I need some hints, suggestions for the following integral
$$\int_{\pi/4}^{\pi/2} \frac{x^2+8}{(x^2-16)\sin (x) + 8 x \cos(x)} \ dx$$
Since it's a high school problem, I thought of some variable change, integration by parts, but I can't see yet how to make them work. I don't know where I should start from.

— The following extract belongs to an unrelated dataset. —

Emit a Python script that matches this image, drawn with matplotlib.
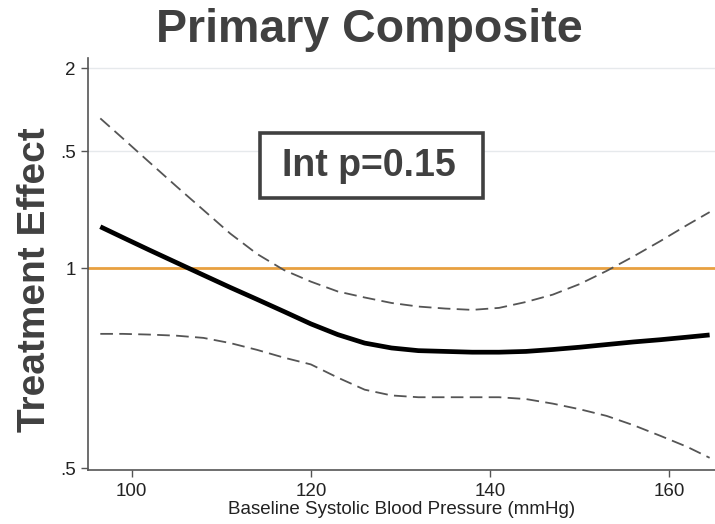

Thanks!
Best Answer
Let $u = 2\tan^{-1}\left(\frac{x}{4}\right) - x$. Then
$$ du = -\frac{x^2 + 8}{x^2 + 16}\,dx. $$
Now since
$$ \begin{align*} \frac{x^2 + 8}{(x^2 - 16)\sin x + 8x \cos x} &= \frac{\frac{x^2 + 8}{x^2 + 16}}{\frac{8x}{16+x^2} \cos x - \frac{16-x^2}{16+x^2}\sin x} \\ &= \frac{\frac{x^2 + 8}{x^2 + 16}}{\sin\left(2\tan^{-1}\left(\frac{x}{4}\right)\right) \cos x - \cos\left(2\tan^{-1}\left(\frac{x}{4}\right)\right)\sin x} \\ &= \frac{\frac{x^2 + 8}{x^2 + 16}}{\sin\left(2\tan^{-1}\left(\frac{x}{4}\right) - x\right)} \\ &= -\frac{1}{\sin u}\frac{du}{dx}, \end{align*}$$
it remains to take integration by substitution.